Your Voice: Joe Hoover, S.J. – inviting us in: the 2023 Foley poetry contest | (via America Magazine)

The Your Voice section of The Poet’s List showcases articles and blog posts written by poets. These pieces may or not be about poetry. Most often, they are on topics with which the poet finds passion. You can find more of these posts, here: Your Voice.

Full Title: “Building a world and inviting us in: the 2023 Foley poetry contest (via America Magazine)

By Joe Hoover, S.J.

Most reconsiderations of artists and works of art (Keanu Reeves, The Great Gatsby, “Vertigo,” to name just a few) take years or even decades to achieve. They were panned, now they are acclaimed. For the winner of this year’s Foley Poetry Contest, the “reconsideration” took a matter of days.

When “Letter to Myself While Learning to Read,”by Laurinda Lind, was submitted among the 600 or so poems we received this year—by the way, I encourage you to read the poem before reading this article about the poem—I read it, enjoyed it and put it on a list of poems to peruse again. This list eventually became 30 finalists, which I gave to our other two judges: Jill Rice, an O’Hare fellow at America, and James Torrens, S.J., a former America poetry editor.

When we shared with one another our top five poems, only one of the judges had “Letter” on his list. I did not. “Letter” was a nice poem, but maybe too… romantic? Nostalgic? A kid sleeps on a porch in the summer; her dad reads her classic children’s books.

Nevertheless, I read “Letter” again, but it still did not do it for me. I went back to the other finalists, spent more time with one poem in particular, and picked it as the winner. “Letter” would not even be one of the three runners-up. The next morning, realizing I was still not entirely settled on the winner, I read “Letter” again. And again, and again. Each time I saw something new. Each time it sank deeper, its heft became more evident. It was not tossing out trinkets of romance and nostalgia; it was doing something deeper.

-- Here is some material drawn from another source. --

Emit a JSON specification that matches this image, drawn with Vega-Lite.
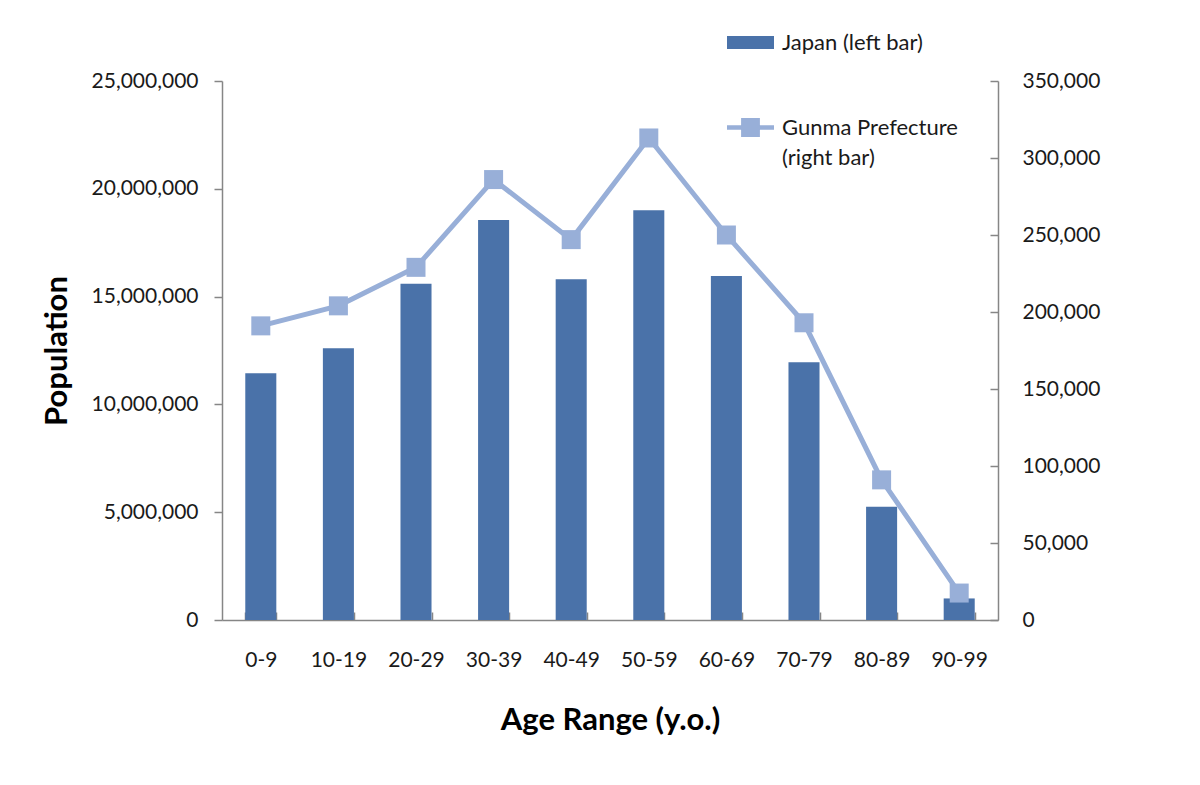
{
  "$schema": "https://vega.github.io/schema/vega-lite/v6.json",
  "width": 776,
  "height": 539,
  "autosize": "none",
  "padding": {"left": 222, "top": 81, "right": 202, "bottom": 165},
  "background": "white",
  "config": {
    "font": "Lato",
    "view": {"stroke": null},
    "axis": {
      "domainColor": "#868686",
      "tickColor": "#868686",
      "domainWidth": 1.5,
      "tickWidth": 1.5,
      "labelFont": "Lato",
      "labelFontSize": 21,
      "labelColor": "#1a1a1a",
      "titleFont": "Lato",
      "titleFontSize": 31,
      "titleFontWeight": "bold",
      "titleColor": "#000000",
      "grid": false
    }
  },
  "data": {
    "values": [
      {"age": "0-9", "japan": 11450000, "gunma": 191000},
      {"age": "10-19", "japan": 12600000, "gunma": 204000},
      {"age": "20-29", "japan": 15600000, "gunma": 229000},
      {"age": "30-39", "japan": 18550000, "gunma": 286000},
      {"age": "40-49", "japan": 15800000, "gunma": 247000},
      {"age": "50-59", "japan": 19000000, "gunma": 313000},
      {"age": "60-69", "japan": 15950000, "gunma": 250000},
      {"age": "70-79", "japan": 11950000, "gunma": 193000},
      {"age": "80-89", "japan": 5250000, "gunma": 91000},
      {"age": "90-99", "japan": 1000000, "gunma": 17500}
    ]
  },
  "encoding": {
    "x": {
      "field": "age",
      "type": "nominal",
      "sort": null,
      "scale": {"paddingInner": 0.6, "paddingOuter": 0.3},
      "axis": {
        "title": "Age Range (y.o.)",
        "labelAngle": 0,
        "tickBand": "extent",
        "tickSize": -8,
        "labelPadding": 37,
        "titlePadding": 35
      }
    }
  },
  "layer": [
    {
      "mark": {"type": "bar"},
      "encoding": {
        "y": {
          "field": "japan",
          "type": "quantitative",
          "scale": {"domain": [0, 25000000]},
          "axis": {
            "title": "Population",
            "values": [0, 5000000, 10000000, 15000000, 20000000, 25000000],
            "format": ",d",
            "tickSize": 8,
            "labelPadding": 16,
            "titlePadding": 18
          }
        },
        "color": {
          "datum": "Japan (left bar)",
          "type": "nominal",
          "scale": {
            "domain": ["Japan (left bar)", "Gunma Prefecture (right bar)"],
            "range": ["#4A72A9", "#98AFD8"]
          },
          "legend": {
            "title": null,
            "orient": "none",
            "legendX": 505,
            "legendY": -62,
            "direction": "vertical",
            "rowPadding": 50,
            "labelFontSize": 22,
            "labelColor": "#1a1a1a",
            "labelOffset": 8,
            "labelLimit": 400,
            "symbolSize": 2209,
            "labelExpr": "datum.label === 'Gunma Prefecture (right bar)' ? ['Gunma Prefecture', '(right bar)'] : datum.label",
            "encode": {
              "labels": {"update": {"lineHeight": {"value": 30}}},
              "symbols": {
                "update": {
                  "shape": {"signal": "datum.value === 'Japan (left bar)' ? 'M-1,-0.28H1V0.28H-1Z' : 'M-1,-0.1H1V0.1H-1Z M-0.4,-0.4H0.4V0.4H-0.4Z'"},
                  "fill": {"signal": "datum.value === 'Japan (left bar)' ? '#4A72A9' : '#98AFD8'"},
                  "stroke": {"value": null},
                  "strokeWidth": {"value": 0},
                  "opacity": {"value": 1},
                  "fillOpacity": {"value": 1}
                }
              }
            }
          }
        }
      }
    },
    {
      "mark": {
        "type": "line",
        "strokeWidth": 5,
        "point": {"shape": "square", "size": 361, "filled": true, "opacity": 1}
      },
      "encoding": {
        "y": {
          "field": "gunma",
          "type": "quantitative",
          "scale": {"domain": [0, 350000]},
          "axis": {
            "orient": "right",
            "title": null,
            "values": [0, 50000, 100000, 150000, 200000, 250000, 300000, 350000],
            "format": ",d",
            "tickSize": -8,
            "labelPadding": 32
          }
        },
        "color": {"datum": "Gunma Prefecture (right bar)", "type": "nominal"}
      }
    }
  ],
  "resolve": {"scale": {"y": "independent"}}
}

“Letter” quickly builds a world and opens the door ajar for us to gaze inside. A child isn’t just sleeping on the front porch like a summertime adventure: She is made to sleep there the entire season (which season, exactly, we are not told) because the visiting cousin has been given the bed. She is exiled, feeling like “an afterthought,” something we can all identify with. At some point or another, we have all been left out on the screened-in front porch of someone else’s affections, no?

And the father who treks out into the porch to help the child read—kindly, fatherly—but the only time he will ever do so. Why? Heidi, Robinson Crusoe, Swiss Family Robinson, the poet using these names not as biscuits thrown out to the nostalgic reader but because they align—even darkly—with the atmosphere of the story.